__EXERCISE INSTRUCTIONS__:
Copy the listing verbatim, excluding any images found in it.

__SOURCE DATA__:
○ ○ ○ ○ ○

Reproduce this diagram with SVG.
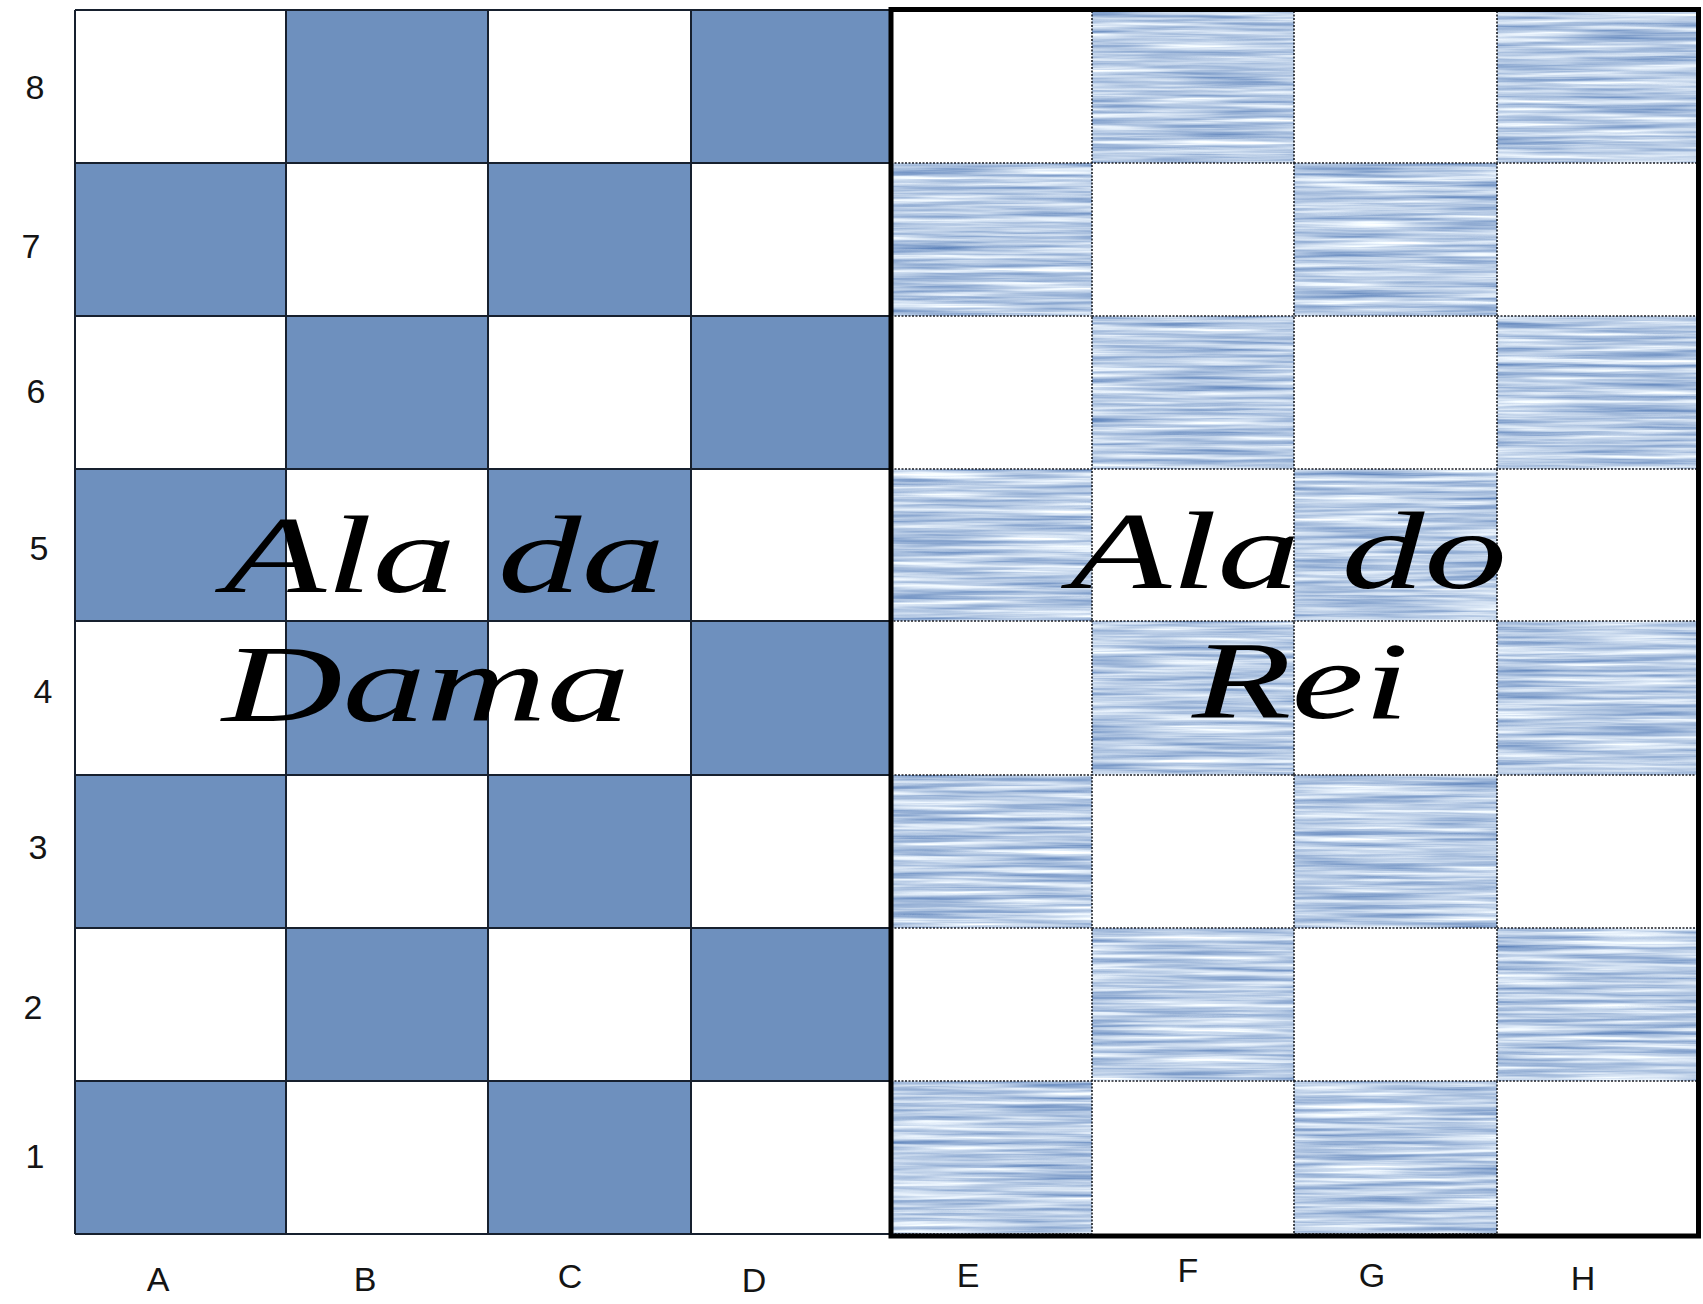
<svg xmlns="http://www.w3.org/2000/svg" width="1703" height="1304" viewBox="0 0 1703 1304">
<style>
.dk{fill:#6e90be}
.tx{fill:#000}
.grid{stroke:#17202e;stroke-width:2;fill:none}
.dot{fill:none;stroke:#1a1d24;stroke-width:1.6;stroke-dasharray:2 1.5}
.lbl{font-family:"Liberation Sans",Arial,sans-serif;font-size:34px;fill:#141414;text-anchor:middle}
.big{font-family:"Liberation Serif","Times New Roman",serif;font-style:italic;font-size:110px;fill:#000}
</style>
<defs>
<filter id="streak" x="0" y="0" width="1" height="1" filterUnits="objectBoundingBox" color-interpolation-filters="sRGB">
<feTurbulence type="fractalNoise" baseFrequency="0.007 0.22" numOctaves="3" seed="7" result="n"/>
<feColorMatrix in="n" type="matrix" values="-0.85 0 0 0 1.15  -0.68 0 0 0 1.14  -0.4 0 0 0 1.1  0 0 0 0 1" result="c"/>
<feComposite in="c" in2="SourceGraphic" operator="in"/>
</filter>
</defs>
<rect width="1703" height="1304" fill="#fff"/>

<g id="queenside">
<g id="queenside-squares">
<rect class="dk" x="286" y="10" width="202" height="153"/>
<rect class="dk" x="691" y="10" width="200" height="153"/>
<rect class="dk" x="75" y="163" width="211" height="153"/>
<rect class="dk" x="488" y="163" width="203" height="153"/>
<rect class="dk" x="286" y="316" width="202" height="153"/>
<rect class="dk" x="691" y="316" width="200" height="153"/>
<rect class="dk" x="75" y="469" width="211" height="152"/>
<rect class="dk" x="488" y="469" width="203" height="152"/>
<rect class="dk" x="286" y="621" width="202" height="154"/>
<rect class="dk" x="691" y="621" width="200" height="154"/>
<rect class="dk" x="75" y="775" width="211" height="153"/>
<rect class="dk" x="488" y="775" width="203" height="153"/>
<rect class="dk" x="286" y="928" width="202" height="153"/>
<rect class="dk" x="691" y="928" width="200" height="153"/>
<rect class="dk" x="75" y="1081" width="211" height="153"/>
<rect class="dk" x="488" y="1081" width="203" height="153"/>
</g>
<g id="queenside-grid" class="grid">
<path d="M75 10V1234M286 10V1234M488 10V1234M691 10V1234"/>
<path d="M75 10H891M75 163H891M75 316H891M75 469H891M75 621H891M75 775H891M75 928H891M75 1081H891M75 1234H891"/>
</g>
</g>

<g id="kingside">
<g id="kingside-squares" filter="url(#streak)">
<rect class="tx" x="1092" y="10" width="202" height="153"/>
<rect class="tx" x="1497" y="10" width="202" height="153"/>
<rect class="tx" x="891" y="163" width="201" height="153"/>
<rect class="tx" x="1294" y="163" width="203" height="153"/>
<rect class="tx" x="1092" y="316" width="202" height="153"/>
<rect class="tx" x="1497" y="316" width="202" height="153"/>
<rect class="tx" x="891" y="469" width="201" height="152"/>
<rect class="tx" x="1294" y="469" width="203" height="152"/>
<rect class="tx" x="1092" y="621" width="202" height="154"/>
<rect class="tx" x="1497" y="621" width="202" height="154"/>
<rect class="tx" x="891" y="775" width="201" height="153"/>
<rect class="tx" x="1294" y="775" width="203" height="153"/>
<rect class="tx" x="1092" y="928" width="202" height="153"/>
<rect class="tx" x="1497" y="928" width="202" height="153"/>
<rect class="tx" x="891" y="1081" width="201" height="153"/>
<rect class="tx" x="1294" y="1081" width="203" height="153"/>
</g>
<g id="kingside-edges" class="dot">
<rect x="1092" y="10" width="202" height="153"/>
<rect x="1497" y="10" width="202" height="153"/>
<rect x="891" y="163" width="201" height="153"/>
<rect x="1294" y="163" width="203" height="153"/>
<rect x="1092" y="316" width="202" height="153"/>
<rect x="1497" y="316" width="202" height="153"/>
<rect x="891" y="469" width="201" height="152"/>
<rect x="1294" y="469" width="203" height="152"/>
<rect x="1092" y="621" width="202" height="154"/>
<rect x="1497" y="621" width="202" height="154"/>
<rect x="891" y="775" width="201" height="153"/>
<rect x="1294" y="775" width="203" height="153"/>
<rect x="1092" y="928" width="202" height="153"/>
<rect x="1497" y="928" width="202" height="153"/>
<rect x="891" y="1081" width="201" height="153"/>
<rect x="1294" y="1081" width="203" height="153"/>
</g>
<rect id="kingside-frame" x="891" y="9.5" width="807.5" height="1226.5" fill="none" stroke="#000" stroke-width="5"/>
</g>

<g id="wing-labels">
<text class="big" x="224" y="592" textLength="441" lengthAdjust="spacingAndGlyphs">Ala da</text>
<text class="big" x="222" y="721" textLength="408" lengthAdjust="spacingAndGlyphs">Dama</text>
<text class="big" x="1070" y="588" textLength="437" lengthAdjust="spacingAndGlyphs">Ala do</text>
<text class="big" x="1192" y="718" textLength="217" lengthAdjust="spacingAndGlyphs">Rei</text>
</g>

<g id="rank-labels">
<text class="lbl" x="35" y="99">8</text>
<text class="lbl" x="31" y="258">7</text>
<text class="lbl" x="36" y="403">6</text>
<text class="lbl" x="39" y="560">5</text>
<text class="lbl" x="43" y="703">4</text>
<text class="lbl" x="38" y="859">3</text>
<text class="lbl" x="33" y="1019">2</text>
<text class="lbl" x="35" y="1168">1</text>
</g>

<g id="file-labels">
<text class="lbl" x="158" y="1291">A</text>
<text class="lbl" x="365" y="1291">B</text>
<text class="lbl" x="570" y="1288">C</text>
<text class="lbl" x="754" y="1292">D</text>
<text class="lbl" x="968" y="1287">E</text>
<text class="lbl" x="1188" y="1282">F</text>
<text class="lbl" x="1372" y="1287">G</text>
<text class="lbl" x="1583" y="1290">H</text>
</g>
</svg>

○ ○ ○ ○ ○

__RESPONSE__:
Reproduce this diagram with SVG.
<svg xmlns="http://www.w3.org/2000/svg" width="1703" height="1304" viewBox="0 0 1703 1304">
<style>
.dk{fill:#6e90be}
.tx{fill:#000}
.grid{stroke:#17202e;stroke-width:2;fill:none}
.dot{fill:none;stroke:#1a1d24;stroke-width:1.6;stroke-dasharray:2 1.5}
.lbl{font-family:"Liberation Sans",Arial,sans-serif;font-size:34px;fill:#141414;text-anchor:middle}
.big{font-family:"Liberation Serif","Times New Roman",serif;font-style:italic;font-size:110px;fill:#000}
</style>
<defs>
<filter id="streak" x="0" y="0" width="1" height="1" filterUnits="objectBoundingBox" color-interpolation-filters="sRGB">
<feTurbulence type="fractalNoise" baseFrequency="0.007 0.22" numOctaves="3" seed="7" result="n"/>
<feColorMatrix in="n" type="matrix" values="-0.85 0 0 0 1.15  -0.68 0 0 0 1.14  -0.4 0 0 0 1.1  0 0 0 0 1" result="c"/>
<feComposite in="c" in2="SourceGraphic" operator="in"/>
</filter>
</defs>
<rect width="1703" height="1304" fill="#fff"/>

<g id="queenside">
<g id="queenside-squares">
<rect class="dk" x="286" y="10" width="202" height="153"/>
<rect class="dk" x="691" y="10" width="200" height="153"/>
<rect class="dk" x="75" y="163" width="211" height="153"/>
<rect class="dk" x="488" y="163" width="203" height="153"/>
<rect class="dk" x="286" y="316" width="202" height="153"/>
<rect class="dk" x="691" y="316" width="200" height="153"/>
<rect class="dk" x="75" y="469" width="211" height="152"/>
<rect class="dk" x="488" y="469" width="203" height="152"/>
<rect class="dk" x="286" y="621" width="202" height="154"/>
<rect class="dk" x="691" y="621" width="200" height="154"/>
<rect class="dk" x="75" y="775" width="211" height="153"/>
<rect class="dk" x="488" y="775" width="203" height="153"/>
<rect class="dk" x="286" y="928" width="202" height="153"/>
<rect class="dk" x="691" y="928" width="200" height="153"/>
<rect class="dk" x="75" y="1081" width="211" height="153"/>
<rect class="dk" x="488" y="1081" width="203" height="153"/>
</g>
<g id="queenside-grid" class="grid">
<path d="M75 10V1234M286 10V1234M488 10V1234M691 10V1234"/>
<path d="M75 10H891M75 163H891M75 316H891M75 469H891M75 621H891M75 775H891M75 928H891M75 1081H891M75 1234H891"/>
</g>
</g>

<g id="kingside">
<g id="kingside-squares" filter="url(#streak)">
<rect class="tx" x="1092" y="10" width="202" height="153"/>
<rect class="tx" x="1497" y="10" width="202" height="153"/>
<rect class="tx" x="891" y="163" width="201" height="153"/>
<rect class="tx" x="1294" y="163" width="203" height="153"/>
<rect class="tx" x="1092" y="316" width="202" height="153"/>
<rect class="tx" x="1497" y="316" width="202" height="153"/>
<rect class="tx" x="891" y="469" width="201" height="152"/>
<rect class="tx" x="1294" y="469" width="203" height="152"/>
<rect class="tx" x="1092" y="621" width="202" height="154"/>
<rect class="tx" x="1497" y="621" width="202" height="154"/>
<rect class="tx" x="891" y="775" width="201" height="153"/>
<rect class="tx" x="1294" y="775" width="203" height="153"/>
<rect class="tx" x="1092" y="928" width="202" height="153"/>
<rect class="tx" x="1497" y="928" width="202" height="153"/>
<rect class="tx" x="891" y="1081" width="201" height="153"/>
<rect class="tx" x="1294" y="1081" width="203" height="153"/>
</g>
<g id="kingside-edges" class="dot">
<rect x="1092" y="10" width="202" height="153"/>
<rect x="1497" y="10" width="202" height="153"/>
<rect x="891" y="163" width="201" height="153"/>
<rect x="1294" y="163" width="203" height="153"/>
<rect x="1092" y="316" width="202" height="153"/>
<rect x="1497" y="316" width="202" height="153"/>
<rect x="891" y="469" width="201" height="152"/>
<rect x="1294" y="469" width="203" height="152"/>
<rect x="1092" y="621" width="202" height="154"/>
<rect x="1497" y="621" width="202" height="154"/>
<rect x="891" y="775" width="201" height="153"/>
<rect x="1294" y="775" width="203" height="153"/>
<rect x="1092" y="928" width="202" height="153"/>
<rect x="1497" y="928" width="202" height="153"/>
<rect x="891" y="1081" width="201" height="153"/>
<rect x="1294" y="1081" width="203" height="153"/>
</g>
<rect id="kingside-frame" x="891" y="9.5" width="807.5" height="1226.5" fill="none" stroke="#000" stroke-width="5"/>
</g>

<g id="wing-labels">
<text class="big" x="224" y="592" textLength="441" lengthAdjust="spacingAndGlyphs">Ala da</text>
<text class="big" x="222" y="721" textLength="408" lengthAdjust="spacingAndGlyphs">Dama</text>
<text class="big" x="1070" y="588" textLength="437" lengthAdjust="spacingAndGlyphs">Ala do</text>
<text class="big" x="1192" y="718" textLength="217" lengthAdjust="spacingAndGlyphs">Rei</text>
</g>

<g id="rank-labels">
<text class="lbl" x="35" y="99">8</text>
<text class="lbl" x="31" y="258">7</text>
<text class="lbl" x="36" y="403">6</text>
<text class="lbl" x="39" y="560">5</text>
<text class="lbl" x="43" y="703">4</text>
<text class="lbl" x="38" y="859">3</text>
<text class="lbl" x="33" y="1019">2</text>
<text class="lbl" x="35" y="1168">1</text>
</g>

<g id="file-labels">
<text class="lbl" x="158" y="1291">A</text>
<text class="lbl" x="365" y="1291">B</text>
<text class="lbl" x="570" y="1288">C</text>
<text class="lbl" x="754" y="1292">D</text>
<text class="lbl" x="968" y="1287">E</text>
<text class="lbl" x="1188" y="1282">F</text>
<text class="lbl" x="1372" y="1287">G</text>
<text class="lbl" x="1583" y="1290">H</text>
</g>
</svg>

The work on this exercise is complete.